Before the doors open: Creating a collaborative community


This is the first entry in a weekly series that takes a peek into preparations for opening the newest Baltimore County school – Lyons Mill Elementary.

Principal Maralee Clark is excited about the prospect of opening a new school for students and families in northwest Baltimore County, but she is most excited about opening the new school with the full involvement of students, families, staff, community members, and business partners.

“I am bringing to this project all that I have learned from my 22 years in education,” she says, “including what I learned through my experience as the founding principal of Woodholme Elementary School.”

The biggest lesson learned from that experience, Clark says, is the importance of thorough planning and scheduling prior to the opening of school. “For the opening of Lyons Mill, I have spent a great deal of time working with staff and colleagues in other departments to consider all that has to be done before the school year starts and plotting that out on the calendar so we can concentrate on teaching and learning on the first day of school.”


“One of the most important things I had to do,” Clark says, “was to select the right staff. I wanted to be sure that every person hired was talented and that there was a range of experiences throughout the faculty. Staff members needed to be risk-takers, people willing to do things differently than in the past.” As part of the hiring process, Clark had prospective staff members take on the challenge of completing a project that they had not done before by using technology.

To build staff unity and readiness, Clark also worked with the Office of Organizational Development to create an intensive 8-day summer institute, from July 7-16, for her 50 staff members.

Because Lyons Mill will have a literacy, mathematics, engineering, and science focus, the summer institute included two days of training on S.T.A.T. (Students and Teachers Accessing Tomorrow), the BCPS initiative that transforms classrooms into digital learning environments and provides each student with his or her own computer. In addition to a broad range of other topics, from culturally responsive teaching to learning styles, staff also explored the new BCPS science curriculum, a number of software programs, the use of social media for learning, and the school’s two new 3-D printers.

Other activities held during the institute allowed staff to build relationships with one another while developing plans for parent involvement activities, establishing routines and procedures, and defining the school’s vision and mission.

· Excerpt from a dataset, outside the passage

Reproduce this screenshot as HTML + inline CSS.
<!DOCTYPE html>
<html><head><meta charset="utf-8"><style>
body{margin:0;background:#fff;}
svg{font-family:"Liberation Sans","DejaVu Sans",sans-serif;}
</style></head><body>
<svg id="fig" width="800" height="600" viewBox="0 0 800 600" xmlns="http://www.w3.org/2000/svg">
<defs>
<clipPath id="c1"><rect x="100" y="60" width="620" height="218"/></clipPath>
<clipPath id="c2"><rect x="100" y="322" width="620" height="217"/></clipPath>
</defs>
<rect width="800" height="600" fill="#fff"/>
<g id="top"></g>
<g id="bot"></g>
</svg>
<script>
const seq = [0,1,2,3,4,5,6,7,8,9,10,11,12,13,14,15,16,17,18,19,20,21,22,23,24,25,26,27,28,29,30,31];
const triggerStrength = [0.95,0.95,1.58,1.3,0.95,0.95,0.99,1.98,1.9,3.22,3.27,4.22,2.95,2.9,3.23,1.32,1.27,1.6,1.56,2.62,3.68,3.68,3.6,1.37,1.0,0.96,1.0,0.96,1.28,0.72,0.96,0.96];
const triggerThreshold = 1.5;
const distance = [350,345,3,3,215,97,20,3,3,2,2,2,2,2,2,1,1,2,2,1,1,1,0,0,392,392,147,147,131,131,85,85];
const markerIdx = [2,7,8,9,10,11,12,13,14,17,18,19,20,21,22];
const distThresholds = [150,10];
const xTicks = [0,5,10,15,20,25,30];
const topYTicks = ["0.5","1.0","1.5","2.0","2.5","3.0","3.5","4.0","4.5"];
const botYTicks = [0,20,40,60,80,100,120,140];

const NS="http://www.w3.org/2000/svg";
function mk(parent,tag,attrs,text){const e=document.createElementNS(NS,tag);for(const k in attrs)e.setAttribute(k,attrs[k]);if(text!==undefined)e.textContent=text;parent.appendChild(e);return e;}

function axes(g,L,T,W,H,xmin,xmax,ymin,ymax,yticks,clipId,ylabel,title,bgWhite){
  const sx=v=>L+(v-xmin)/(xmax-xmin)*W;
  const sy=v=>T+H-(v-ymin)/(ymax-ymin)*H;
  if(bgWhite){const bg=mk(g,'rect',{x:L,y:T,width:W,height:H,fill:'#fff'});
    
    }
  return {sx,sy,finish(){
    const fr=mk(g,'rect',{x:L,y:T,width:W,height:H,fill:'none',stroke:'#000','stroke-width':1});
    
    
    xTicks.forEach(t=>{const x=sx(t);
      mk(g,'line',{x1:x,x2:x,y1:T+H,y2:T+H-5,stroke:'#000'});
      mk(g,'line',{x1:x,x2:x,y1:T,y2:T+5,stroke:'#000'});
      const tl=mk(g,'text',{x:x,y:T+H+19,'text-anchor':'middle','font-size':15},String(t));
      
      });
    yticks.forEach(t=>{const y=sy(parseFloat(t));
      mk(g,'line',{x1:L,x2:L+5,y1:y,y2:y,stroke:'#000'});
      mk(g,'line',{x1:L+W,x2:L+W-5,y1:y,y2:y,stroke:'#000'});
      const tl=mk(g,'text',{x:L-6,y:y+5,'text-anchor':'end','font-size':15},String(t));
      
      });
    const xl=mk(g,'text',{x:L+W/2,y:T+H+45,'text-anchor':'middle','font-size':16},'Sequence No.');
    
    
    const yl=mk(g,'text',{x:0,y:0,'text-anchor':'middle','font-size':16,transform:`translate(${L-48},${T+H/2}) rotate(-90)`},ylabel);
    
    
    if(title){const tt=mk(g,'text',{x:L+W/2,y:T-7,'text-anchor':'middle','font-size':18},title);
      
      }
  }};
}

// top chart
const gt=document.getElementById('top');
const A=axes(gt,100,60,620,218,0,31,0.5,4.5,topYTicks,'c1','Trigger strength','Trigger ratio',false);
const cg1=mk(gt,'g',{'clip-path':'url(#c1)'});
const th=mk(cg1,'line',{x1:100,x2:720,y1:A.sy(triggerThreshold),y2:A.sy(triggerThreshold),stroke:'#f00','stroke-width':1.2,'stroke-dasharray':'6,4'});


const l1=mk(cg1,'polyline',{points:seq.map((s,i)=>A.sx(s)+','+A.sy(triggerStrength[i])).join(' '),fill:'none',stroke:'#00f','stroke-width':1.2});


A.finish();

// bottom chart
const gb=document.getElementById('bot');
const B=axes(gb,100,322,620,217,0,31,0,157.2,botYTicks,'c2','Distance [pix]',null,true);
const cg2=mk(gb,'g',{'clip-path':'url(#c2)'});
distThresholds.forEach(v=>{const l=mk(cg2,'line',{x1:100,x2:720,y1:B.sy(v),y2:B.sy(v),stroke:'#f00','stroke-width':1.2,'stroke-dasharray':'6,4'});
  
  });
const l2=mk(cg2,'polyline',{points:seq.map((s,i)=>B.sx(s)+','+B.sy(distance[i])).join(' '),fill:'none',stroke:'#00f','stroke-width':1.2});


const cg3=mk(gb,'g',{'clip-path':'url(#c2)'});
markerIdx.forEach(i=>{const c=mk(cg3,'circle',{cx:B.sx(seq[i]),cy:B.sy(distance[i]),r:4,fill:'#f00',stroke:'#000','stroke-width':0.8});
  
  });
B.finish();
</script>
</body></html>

“Lyons Mill Elementary School creates a safe, healthy, and nurturing atmosphere which fosters collaborative partnerships among students, teachers, families and community members,” reads the first line of the school’s [vision or mission] statement. “Our diverse learners are empowered to build 21st century skills by exploring rigorous, engaging and relevant student-centered learning while integrating innovative resources. We inspire each other to be lifelong learners who are caring, productive citizens of a dynamic global community.”

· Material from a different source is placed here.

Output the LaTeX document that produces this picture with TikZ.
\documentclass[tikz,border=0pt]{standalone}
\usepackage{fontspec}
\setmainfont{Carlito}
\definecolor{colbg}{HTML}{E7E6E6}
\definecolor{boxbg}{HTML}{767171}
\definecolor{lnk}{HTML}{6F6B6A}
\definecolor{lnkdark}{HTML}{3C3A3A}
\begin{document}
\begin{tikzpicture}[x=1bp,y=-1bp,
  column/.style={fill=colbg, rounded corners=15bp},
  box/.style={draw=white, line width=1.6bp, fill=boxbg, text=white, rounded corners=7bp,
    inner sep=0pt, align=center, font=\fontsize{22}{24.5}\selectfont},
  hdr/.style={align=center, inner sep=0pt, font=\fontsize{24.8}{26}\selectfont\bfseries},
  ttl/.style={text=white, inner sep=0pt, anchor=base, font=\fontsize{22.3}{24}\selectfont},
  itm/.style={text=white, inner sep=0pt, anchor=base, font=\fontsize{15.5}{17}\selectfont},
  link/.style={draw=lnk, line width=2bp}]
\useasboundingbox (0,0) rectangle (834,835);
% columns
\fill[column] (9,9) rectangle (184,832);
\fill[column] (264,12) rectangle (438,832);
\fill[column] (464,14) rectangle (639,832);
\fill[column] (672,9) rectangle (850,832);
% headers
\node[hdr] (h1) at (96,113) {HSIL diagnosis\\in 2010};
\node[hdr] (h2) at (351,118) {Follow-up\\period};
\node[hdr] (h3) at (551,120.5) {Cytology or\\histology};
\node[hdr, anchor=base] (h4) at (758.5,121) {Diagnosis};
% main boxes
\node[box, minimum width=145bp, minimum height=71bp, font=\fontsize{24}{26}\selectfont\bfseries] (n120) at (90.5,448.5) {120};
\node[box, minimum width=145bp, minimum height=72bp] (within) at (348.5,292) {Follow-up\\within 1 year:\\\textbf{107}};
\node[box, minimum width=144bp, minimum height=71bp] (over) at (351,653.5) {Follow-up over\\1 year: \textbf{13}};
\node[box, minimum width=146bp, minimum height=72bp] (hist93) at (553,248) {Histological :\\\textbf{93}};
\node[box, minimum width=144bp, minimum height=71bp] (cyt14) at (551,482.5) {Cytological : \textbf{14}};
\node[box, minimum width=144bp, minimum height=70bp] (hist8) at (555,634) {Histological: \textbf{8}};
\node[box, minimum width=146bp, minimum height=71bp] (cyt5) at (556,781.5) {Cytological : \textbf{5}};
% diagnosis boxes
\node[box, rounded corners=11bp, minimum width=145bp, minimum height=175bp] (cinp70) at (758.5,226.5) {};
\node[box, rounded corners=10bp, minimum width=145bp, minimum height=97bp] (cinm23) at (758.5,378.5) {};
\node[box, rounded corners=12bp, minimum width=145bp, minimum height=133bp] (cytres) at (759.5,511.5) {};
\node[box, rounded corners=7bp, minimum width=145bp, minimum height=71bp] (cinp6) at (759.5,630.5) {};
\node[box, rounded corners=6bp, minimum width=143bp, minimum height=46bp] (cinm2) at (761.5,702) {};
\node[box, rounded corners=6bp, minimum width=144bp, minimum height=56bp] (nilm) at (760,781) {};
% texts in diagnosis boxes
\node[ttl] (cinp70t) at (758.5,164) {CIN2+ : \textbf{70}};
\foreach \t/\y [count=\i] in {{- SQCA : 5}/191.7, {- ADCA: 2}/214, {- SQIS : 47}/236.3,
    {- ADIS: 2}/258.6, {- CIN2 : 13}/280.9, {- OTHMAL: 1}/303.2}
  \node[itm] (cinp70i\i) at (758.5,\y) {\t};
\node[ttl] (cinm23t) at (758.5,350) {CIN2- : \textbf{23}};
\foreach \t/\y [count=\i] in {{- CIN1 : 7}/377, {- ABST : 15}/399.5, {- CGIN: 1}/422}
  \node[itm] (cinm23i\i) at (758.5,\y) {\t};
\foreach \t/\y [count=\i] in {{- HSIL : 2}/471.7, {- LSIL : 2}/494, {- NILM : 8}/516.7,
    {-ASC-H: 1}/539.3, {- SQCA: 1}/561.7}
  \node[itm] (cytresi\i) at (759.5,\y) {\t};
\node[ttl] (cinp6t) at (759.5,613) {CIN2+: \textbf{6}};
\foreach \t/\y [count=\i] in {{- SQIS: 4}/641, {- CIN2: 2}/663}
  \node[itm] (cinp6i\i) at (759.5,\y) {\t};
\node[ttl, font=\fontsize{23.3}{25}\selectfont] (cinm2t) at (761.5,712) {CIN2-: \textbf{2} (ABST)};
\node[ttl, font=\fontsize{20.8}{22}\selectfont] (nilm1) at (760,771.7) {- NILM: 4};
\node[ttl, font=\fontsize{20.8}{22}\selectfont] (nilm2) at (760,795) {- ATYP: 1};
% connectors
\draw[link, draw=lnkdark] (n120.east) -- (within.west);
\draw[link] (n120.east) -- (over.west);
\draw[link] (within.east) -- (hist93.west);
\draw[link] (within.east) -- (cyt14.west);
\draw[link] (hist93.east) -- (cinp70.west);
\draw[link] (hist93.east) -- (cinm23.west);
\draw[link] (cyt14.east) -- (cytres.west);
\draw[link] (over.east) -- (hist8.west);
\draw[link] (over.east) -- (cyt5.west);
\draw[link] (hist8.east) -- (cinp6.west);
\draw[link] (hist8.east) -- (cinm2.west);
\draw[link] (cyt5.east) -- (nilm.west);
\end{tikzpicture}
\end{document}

On the last day of the professional development activity, the entire staff boarded a bus and toured the neighborhoods, including a new housing community being developed by one of the school’s business partners, Beazer Homes, that will be served by the new elementary school.

Lyons Mill already has attracted a number of school partners. In addition to Beazer Homes, the list includes LEGO Education, T. Rowe Price, Rita’s of New Town, Lifetouch, and the Fractured Prune. Through “friend raising” activities, Lyons Mill is committed to continue building community partner relationships in collaboration with Debbie Phelps, director of the Education Foundation of Baltimore County Public Schools.

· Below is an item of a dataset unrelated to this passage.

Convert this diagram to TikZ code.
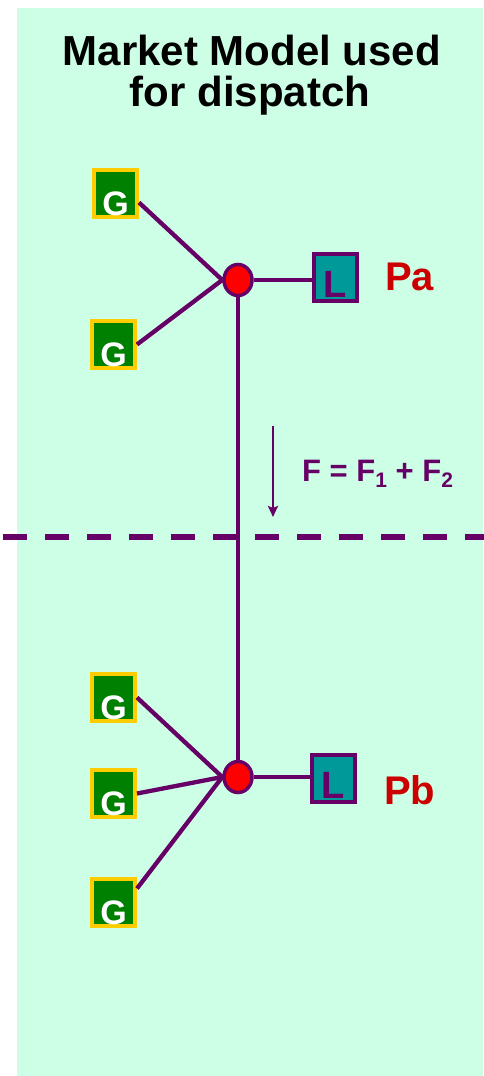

Clark is perhaps most excited about the involvement of Lyons Mill students and their families – even before the school year starts. Large numbers of students and parents turned out for a family event at Rita’s in New Town on July 10 and for a scavenger hunt at the Owings Mills Branch of the Baltimore County Public Library on July 13. During the scavenger hunt, students wandered through the library to have their “passports” stamped by teachers and staff members stationed throughout the building. More than 60 parents showed up for the school’s first PTA meeting held on July 14.

“The motto of our school is ‘Explorers Believe, Explorers Achieve!’” says Clark, “and the strength of the community behind this school will make that true. We – teachers, parents, staff – are united in our commitment to the success of every Lyons Mill student by transforming teaching and learning through personalized and blended instruction in a learner-centered environment.”